Shortly after the workshop has ended, you will receive a final email with a recording of the workshop.

Any questions or need help? Just email us and we’ll be happy to help.

About Eloise

Eloise Rickman is an author and experienced parent educator, who works with clients around the world through online courses and coaching. Her work focuses on challenging adultism (the discrimination children face based on their age), championing rights-based parenting and alternative education, and helping parents and caregivers rethink how they see children. 

Her first book about parenting and home education, Extraordinary Parenting, was published in 2020 by Scribe. Her next book, which focuses on children’s rights and the idea of children’s liberation, will be published in Spring 2024.
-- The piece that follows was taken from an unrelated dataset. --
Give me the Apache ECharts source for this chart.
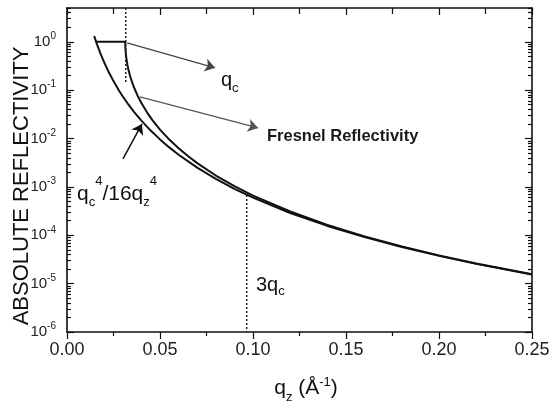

Eloise is currently studying for an MA in the Sociology of Childhood and Children’s Rights at UCL. She has a degree in Social Anthropology from Cambridge University, where she first became interested in how childhood and family practices shape society. Eloise believes that parenting can be a hopeful and radical act, and that changing the way we treat children has the potential to shape and change society for the better (as well as making the world a better place for children here and now).

She lives in London in a sunny little house full of books with her husband and daughter and their big ginger cat. Their daughter is home educated and has never been to school. When she’s not writing or studying or thinking or talking about all things education and childhood, you can find Eloise reading, cooking, swimming, and making the most of London’s art galleries.